__DIRECTIONS FOR THIS TASK__.
Scan the records for the word "chart". Copy each line that includes it.

__MATERIAL SUPPLIED__.
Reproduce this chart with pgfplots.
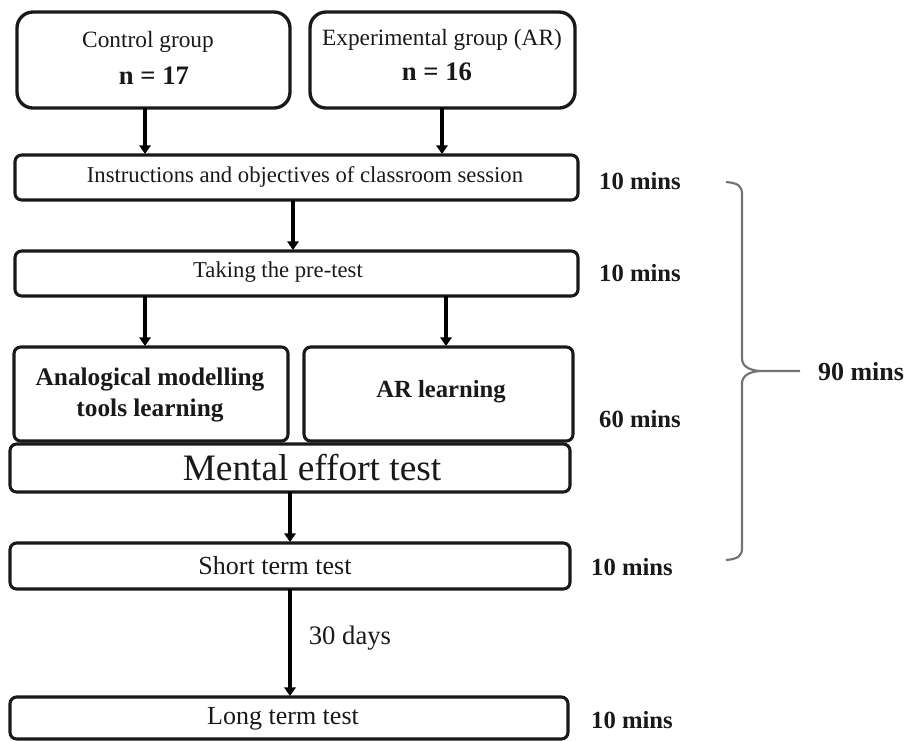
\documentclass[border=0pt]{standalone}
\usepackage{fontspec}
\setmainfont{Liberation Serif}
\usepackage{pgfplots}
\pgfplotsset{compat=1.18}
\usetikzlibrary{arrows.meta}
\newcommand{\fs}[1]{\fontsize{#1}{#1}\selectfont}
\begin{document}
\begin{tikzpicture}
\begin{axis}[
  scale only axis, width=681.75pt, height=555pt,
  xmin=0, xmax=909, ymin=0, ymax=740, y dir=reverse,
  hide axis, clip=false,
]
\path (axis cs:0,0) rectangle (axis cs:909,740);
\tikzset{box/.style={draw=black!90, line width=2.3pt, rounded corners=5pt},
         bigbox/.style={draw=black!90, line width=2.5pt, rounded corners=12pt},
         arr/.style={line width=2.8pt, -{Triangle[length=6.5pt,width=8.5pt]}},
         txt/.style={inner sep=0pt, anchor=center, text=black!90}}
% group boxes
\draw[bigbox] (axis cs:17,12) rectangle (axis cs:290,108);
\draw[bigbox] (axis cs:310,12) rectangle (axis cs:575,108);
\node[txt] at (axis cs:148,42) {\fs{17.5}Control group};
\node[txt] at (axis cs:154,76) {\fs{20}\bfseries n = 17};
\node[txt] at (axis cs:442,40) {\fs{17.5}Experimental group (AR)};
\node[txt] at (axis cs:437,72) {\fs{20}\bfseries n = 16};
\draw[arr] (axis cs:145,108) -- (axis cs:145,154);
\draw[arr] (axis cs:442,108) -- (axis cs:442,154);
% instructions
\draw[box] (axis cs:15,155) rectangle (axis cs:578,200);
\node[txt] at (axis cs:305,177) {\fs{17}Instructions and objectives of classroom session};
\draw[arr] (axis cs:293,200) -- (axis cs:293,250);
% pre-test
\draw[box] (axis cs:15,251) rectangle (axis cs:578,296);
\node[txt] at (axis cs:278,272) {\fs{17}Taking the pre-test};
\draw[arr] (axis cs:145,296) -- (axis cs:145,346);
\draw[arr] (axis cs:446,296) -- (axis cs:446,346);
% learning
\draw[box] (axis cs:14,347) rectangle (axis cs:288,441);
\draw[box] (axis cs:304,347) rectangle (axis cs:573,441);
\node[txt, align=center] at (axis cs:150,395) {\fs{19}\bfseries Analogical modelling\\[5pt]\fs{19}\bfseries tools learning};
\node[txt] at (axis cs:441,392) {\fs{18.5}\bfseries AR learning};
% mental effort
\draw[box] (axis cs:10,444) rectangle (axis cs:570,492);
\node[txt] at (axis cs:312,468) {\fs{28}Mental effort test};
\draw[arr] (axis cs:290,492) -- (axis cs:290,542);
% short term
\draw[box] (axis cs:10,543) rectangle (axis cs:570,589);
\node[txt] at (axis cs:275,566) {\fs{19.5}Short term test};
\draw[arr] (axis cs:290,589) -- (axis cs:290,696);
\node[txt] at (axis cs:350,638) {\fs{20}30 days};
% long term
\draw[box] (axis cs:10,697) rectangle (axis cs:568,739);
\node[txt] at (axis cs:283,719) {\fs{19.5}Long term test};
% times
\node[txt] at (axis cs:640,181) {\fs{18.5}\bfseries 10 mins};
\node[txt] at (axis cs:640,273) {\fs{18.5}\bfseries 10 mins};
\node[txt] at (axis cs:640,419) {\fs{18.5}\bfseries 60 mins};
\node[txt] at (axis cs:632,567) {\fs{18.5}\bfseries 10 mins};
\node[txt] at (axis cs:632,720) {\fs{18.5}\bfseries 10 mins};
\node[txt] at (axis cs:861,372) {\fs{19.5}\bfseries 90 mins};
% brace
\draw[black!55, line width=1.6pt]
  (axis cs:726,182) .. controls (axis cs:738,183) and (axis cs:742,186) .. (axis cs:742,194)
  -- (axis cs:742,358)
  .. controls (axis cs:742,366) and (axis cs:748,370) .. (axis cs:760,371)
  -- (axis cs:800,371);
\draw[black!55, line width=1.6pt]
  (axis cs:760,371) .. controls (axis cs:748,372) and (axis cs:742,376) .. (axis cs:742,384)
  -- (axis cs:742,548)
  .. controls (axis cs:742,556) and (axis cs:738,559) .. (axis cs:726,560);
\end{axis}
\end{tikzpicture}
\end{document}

==

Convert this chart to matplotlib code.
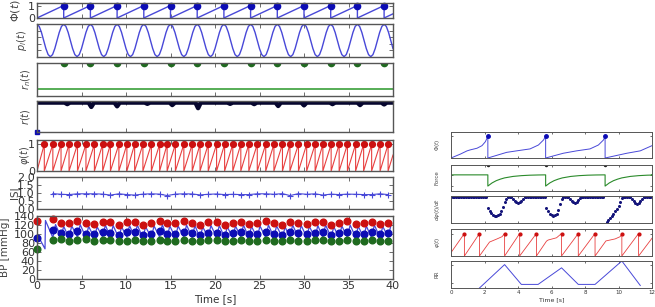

__FULL RESPONSE__.
Reproduce this chart with pgfplots.
Convert this chart to matplotlib code.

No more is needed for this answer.